SNOLAB Experiment: DEAP-3600
DEAP-3600 is the search for dark matter using 3600 kg of liquid argon as a single-phase detector with excellent background rejection using pulse-shape discrimination.
WIMP interactions in the liquid argon will produce scintillation light that is observed by an array of photomultiplier tubes.
At the time of writing, the detector is fully assembled, being commissioned, and in the process of cooling to liquid argon temperatures. Data collection with liquid argon is expected to begin in April, 2016.
DEAP-3600 is particularly sensitive to higher mass dark matter candidates that have spin independent interactions, and in this regime it is competitive with the highest projected sensitivity of all experiments in operation or under construction.
The conceptual design of a next-generation, 50 tonne scale, DEAP detector is being developed.

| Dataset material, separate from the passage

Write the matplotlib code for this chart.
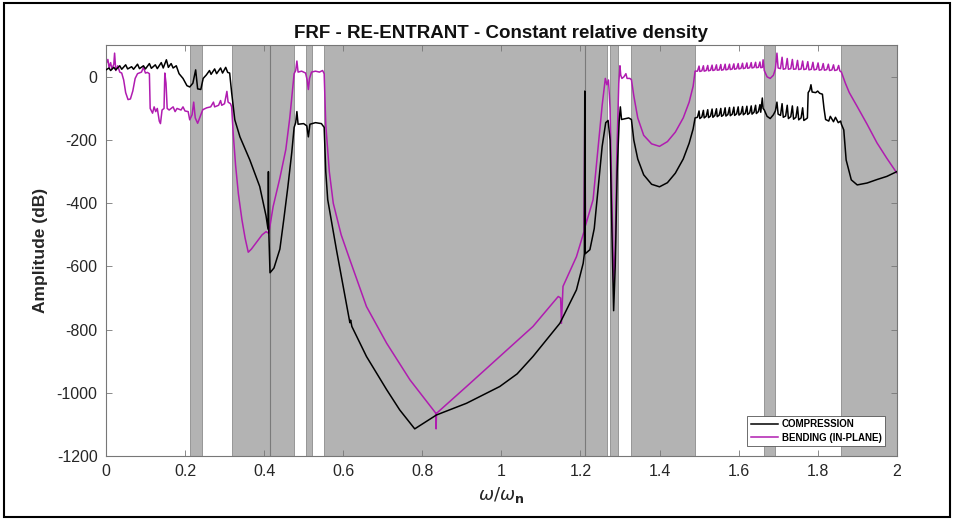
import matplotlib
matplotlib.use('Agg')
import matplotlib.pyplot as plt
from matplotlib.patches import Rectangle

plt.rcParams['font.family'] = ['Liberation Sans', 'DejaVu Sans']
plt.rcParams['axes.unicode_minus'] = False

# band limits (stop bands)
band_start = [0.212, 0.318, 0.506, 0.551, 1.274, 1.329, 1.665, 1.860]
band_end = [0.243, 0.476, 0.521, 1.266, 1.296, 1.489, 1.693, 2.000]
band_lines = [0.416, 1.211]

# COMPRESSION curve
comp_x = [0.000, 0.008, 0.012, 0.020, 0.025, 0.035, 0.040, 0.050, 0.055, 0.065,
          0.070, 0.080, 0.085, 0.095, 0.100, 0.110, 0.115, 0.125, 0.130, 0.140,
          0.145, 0.153, 0.158, 0.165, 0.170, 0.178, 0.185, 0.195, 0.205, 0.212,
          0.220, 0.227, 0.232, 0.240, 0.246, 0.254, 0.262, 0.266, 0.275, 0.280,
          0.290, 0.295, 0.303, 0.308, 0.313, 0.318, 0.326, 0.339, 0.364, 0.389,
          0.405, 0.410, 0.411, 0.412, 0.415, 0.425, 0.440, 0.450, 0.460, 0.470,
          0.476, 0.480, 0.483, 0.486, 0.500, 0.508, 0.512, 0.516, 0.530, 0.545,
          0.552, 0.556, 0.561, 0.583, 0.617, 0.619, 0.622, 0.659, 0.710, 0.743,
          0.781, 0.836, 0.912, 0.996, 1.040, 1.080, 1.148, 1.190, 1.207, 1.210,
          1.211, 1.212, 1.224, 1.235, 1.245, 1.255, 1.264, 1.270, 1.275, 1.279,
          1.284, 1.288, 1.293, 1.298, 1.301, 1.304, 1.315, 1.322, 1.329, 1.335,
          1.345, 1.360, 1.380, 1.400, 1.420, 1.440, 1.460, 1.475, 1.485, 1.490,
          1.496, 1.500, 1.502, 1.507, 1.511, 1.513, 1.518, 1.522, 1.524, 1.529,
          1.533, 1.535, 1.540, 1.544, 1.546, 1.551, 1.555, 1.557, 1.562, 1.566,
          1.568, 1.573, 1.577, 1.579, 1.584, 1.588, 1.590, 1.595, 1.599, 1.601,
          1.606, 1.610, 1.612, 1.617, 1.621, 1.623, 1.628, 1.632, 1.634, 1.639,
          1.643, 1.645, 1.650, 1.654, 1.656, 1.660, 1.662, 1.665, 1.672, 1.680,
          1.688, 1.693, 1.697, 1.700, 1.706, 1.710, 1.713, 1.719, 1.723, 1.726,
          1.732, 1.736, 1.739, 1.745, 1.749, 1.752, 1.758, 1.762, 1.765, 1.770,
          1.774, 1.776, 1.780, 1.783, 1.786, 1.795, 1.800, 1.805, 1.812, 1.816,
          1.820, 1.828, 1.832, 1.840, 1.845, 1.852, 1.858, 1.860, 1.866, 1.872,
          1.885, 1.900, 1.925, 1.950, 1.975, 2.000]
comp_y = [22, 28, 20, 30, 22, 35, 24, 38, 25, 32,
          24, 40, 26, 35, 25, 42, 27, 38, 26, 45,
          28, 54, 30, 42, 28, 35, 10, -5, -28, -32,
          -20, 22, -38, -40, -5, 6, 20, 8, 25, 10,
          28, 12, 30, 14, 12, -50, -136, -190, -263, -347,
          -440, -482, -300, -490, -620, -605, -545, -450, -350, -240,
          -160, -145, -110, -150, -148, -155, -190, -150, -145, -148,
          -160, -300, -389, -547, -778, -770, -790, -885, -990, -1054,
          -1114, -1070, -1033, -980, -940, -885, -780, -674, -590, -560,
          -45, -560, -547, -480, -350, -220, -145, -138, -200, -450,
          -740, -600, -300, -140, -95, -135, -132, -130, -135, -200,
          -260, -310, -340, -348, -335, -305, -260, -210, -165, -130,
          -128, -108, -132, -127, -106, -130, -125, -104, -129, -124,
          -102, -128, -122, -101, -126, -121, -100, -125, -120, -98,
          -124, -119, -97, -123, -118, -96, -122, -117, -95, -121,
          -116, -94, -120, -115, -93, -119, -114, -92, -118, -112,
          -90, -116, -110, -88, -112, -67, -100, -105, -125, -132,
          -120, -108, -80, -118, -122, -85, -128, -124, -90, -132,
          -126, -92, -134, -128, -95, -136, -130, -98, -138, -134,
          -130, -50, -42, -25, -48, -50, -45, -52, -55, -100,
          -135, -140, -125, -142, -128, -145, -140, -150, -168, -263,
          -326, -342, -336, -325, -315, -300]

# BENDING (IN-PLANE) curve
bend_x = [0.000, 0.005, 0.008, 0.012, 0.015, 0.020, 0.022, 0.025, 0.030, 0.035,
          0.040, 0.045, 0.050, 0.056, 0.062, 0.068, 0.074, 0.080, 0.090, 0.095,
          0.100, 0.105, 0.110, 0.112, 0.118, 0.122, 0.126, 0.130, 0.135, 0.138,
          0.142, 0.147, 0.149, 0.152, 0.155, 0.160, 0.170, 0.175, 0.180, 0.190,
          0.195, 0.200, 0.208, 0.212, 0.218, 0.222, 0.226, 0.232, 0.240, 0.245,
          0.255, 0.265, 0.272, 0.275, 0.285, 0.290, 0.293, 0.300, 0.306, 0.309,
          0.315, 0.318, 0.322, 0.328, 0.335, 0.344, 0.352, 0.360, 0.368, 0.380,
          0.395, 0.405, 0.412, 0.423, 0.440, 0.455, 0.465, 0.472, 0.476, 0.480,
          0.483, 0.486, 0.495, 0.505, 0.509, 0.512, 0.515, 0.520, 0.530, 0.540,
          0.548, 0.552, 0.556, 0.565, 0.575, 0.595, 0.617, 0.659, 0.710, 0.769,
          0.834, 0.835, 0.836, 0.912, 0.996, 1.080, 1.144, 1.150, 1.152, 1.155,
          1.156, 1.190, 1.209, 1.211, 1.213, 1.232, 1.245, 1.255, 1.263, 1.267,
          1.271, 1.275, 1.280, 1.284, 1.288, 1.292, 1.297, 1.300, 1.302, 1.305,
          1.310, 1.315, 1.318, 1.325, 1.329, 1.335, 1.345, 1.360, 1.380, 1.400,
          1.420, 1.440, 1.460, 1.475, 1.485, 1.490,
          1.496, 1.500, 1.502, 1.507, 1.511, 1.513, 1.518, 1.522, 1.524, 1.529,
          1.533, 1.535, 1.540, 1.544, 1.546, 1.551, 1.555, 1.557, 1.562, 1.566,
          1.568, 1.573, 1.577, 1.579, 1.584, 1.588, 1.590, 1.595, 1.599, 1.601,
          1.606, 1.610, 1.612, 1.617, 1.621, 1.623, 1.628, 1.632, 1.634, 1.639,
          1.643, 1.645, 1.650, 1.654, 1.656, 1.660, 1.662, 1.665, 1.672, 1.680,
          1.688, 1.693, 1.697, 1.700, 1.706, 1.710, 1.713, 1.719, 1.723, 1.726,
          1.732, 1.736, 1.739, 1.745, 1.749, 1.752, 1.758, 1.762, 1.765, 1.771,
          1.775, 1.778, 1.784, 1.788, 1.791, 1.797, 1.801, 1.804, 1.810, 1.814,
          1.817, 1.823, 1.827, 1.830, 1.836, 1.840, 1.843, 1.849, 1.853, 1.856,
          1.860, 1.870, 1.880, 1.900, 1.925, 1.950, 1.975, 2.000]
bend_y = [40, 55, 30, 45, 25, 40, 75, 20, 35, 15,
          12, -10, -50, -72, -70, -45, -5, 10, 15, 30,
          12, 14, 10, -100, -115, -95, -110, -100, -140, -148,
          -105, -100, 12, -20, -100, -105, -95, -110, -100, -105,
          -95, -108, -110, -136, -120, -80, -130, -147, -120, -104,
          -98, -95, -80, -95, -90, -75, -90, -85, -46, -80,
          -85, -95, -180, -280, -370, -452, -510, -555, -545, -525,
          -500, -490, -495, -410, -320, -230, -130, -40, 10, 20,
          50, 15, 18, 12, -10, -40, -5, 15, 18, 15,
          20, 10, -150, -300, -400, -500, -579, -727, -843, -959,
          -1064, -1114, -1065, -980, -885, -790, -695, -700, -780, -690,
          -663, -569, -490, -140, -470, -389, -220, -90, -5, -25,
          -10, -100, -400, -650, -550, -250, -20, 35, 5, -5,
          0, 10, -5, -5, -9, -60, -130, -185, -212, -220,
          -205, -175, -130, -80, -30, 18,
          18, 34, 17, 19, 35, 18, 20, 36, 19, 21,
          37, 20, 22, 38, 21, 22, 39, 21, 23, 40,
          22, 24, 40, 23, 25, 41, 24, 26, 42, 25,
          27, 43, 26, 28, 44, 27, 29, 45, 28, 30,
          46, 29, 30, 47, 29, 30, 54, 20, 0, -5,
          5, 25, 75, 28, 26, 62, 24, 26, 58, 24,
          26, 55, 24, 25, 52, 23, 25, 50, 23, 25,
          48, 22, 24, 46, 22, 24, 44, 21, 23, 42,
          21, 23, 40, 20, 22, 38, 20, 22, 36, 19,
          15, -20, -50, -94, -150, -209, -258, -304]

fig = plt.figure(figsize=(9.54, 5.2), dpi=100)
ax = fig.add_axes([0.111, 0.123, 0.829, 0.790])

for x0, x1 in zip(band_start, band_end):
    ax.axvspan(x0, x1, facecolor='#b3b3b3', edgecolor='#8c8c8c', lw=0.6, zorder=0)
for xl in band_lines:
    ax.axvline(xl, color='#7a7a7a', lw=0.8, zorder=0.5)

ax.plot(comp_x, comp_y, color='black', lw=1.1, label='COMPRESSION', zorder=3)
ax.plot(bend_x, bend_y, color='#b01cb0', lw=1.1, label='BENDING (IN-PLANE)', zorder=2)

ax.set_xlim(0, 2)
ax.set_ylim(-1200, 100)
ax.set_xticks([0, 0.2, 0.4, 0.6, 0.8, 1, 1.2, 1.4, 1.6, 1.8, 2])
ax.set_xticklabels(['0', '0.2', '0.4', '0.6', '0.8', '1', '1.2', '1.4', '1.6', '1.8', '2'])
ax.set_yticks([0, -200, -400, -600, -800, -1000, -1200])
ax.tick_params(direction='in', top=True, right=True, length=4, width=0.6,
               color='#777777', labelsize=11.5, labelcolor='#262626', pad=6)
for sp in ax.spines.values():
    sp.set_color('#777777')
    sp.set_linewidth(0.8)

ax.set_title('FRF - RE-ENTRANT - Constant relative density', fontsize=13.5,
             fontweight='bold', color='#111111', pad=5)
ax.set_ylabel('Amplitude (dB)', fontsize=12.5, fontweight='bold', color='#262626', labelpad=6)
ax.set_xlabel(r'$\omega/\omega_{\mathbf{n}}$', fontsize=13, color='#262626', labelpad=4)

leg = ax.legend(loc='lower right', bbox_to_anchor=(0.985, 0.024), borderaxespad=0,
                prop={'weight': 'bold', 'size': 7}, fancybox=False,
                framealpha=1, edgecolor='#555555', handlelength=2.8,
                borderpad=0.35, labelspacing=0.35, handletextpad=0.4)
leg.get_frame().set_linewidth(0.6)

# outer border of the picture
fig.patches.append(Rectangle((0.004, 0.006), 0.992, 0.988, transform=fig.transFigure,
                             fill=False, edgecolor='black', lw=1.5))

fig.savefig('out.png', dpi=100)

Such a detector will be required either if no dark matter signal is seen with the current levels of sensitivity, or if a signal is seen, as then the properties of the dark matter will need to be explored with greater accuracy. Such a detector will require improved photo-sensor technologies and lower radiological background to reach better sensitivity, and developing these technologies will be a part of the CPARC program.
The Canadian institutions active on the DEAP experiment include Alberta, Carleton, Queen's, SNOLAB and TRIUMF.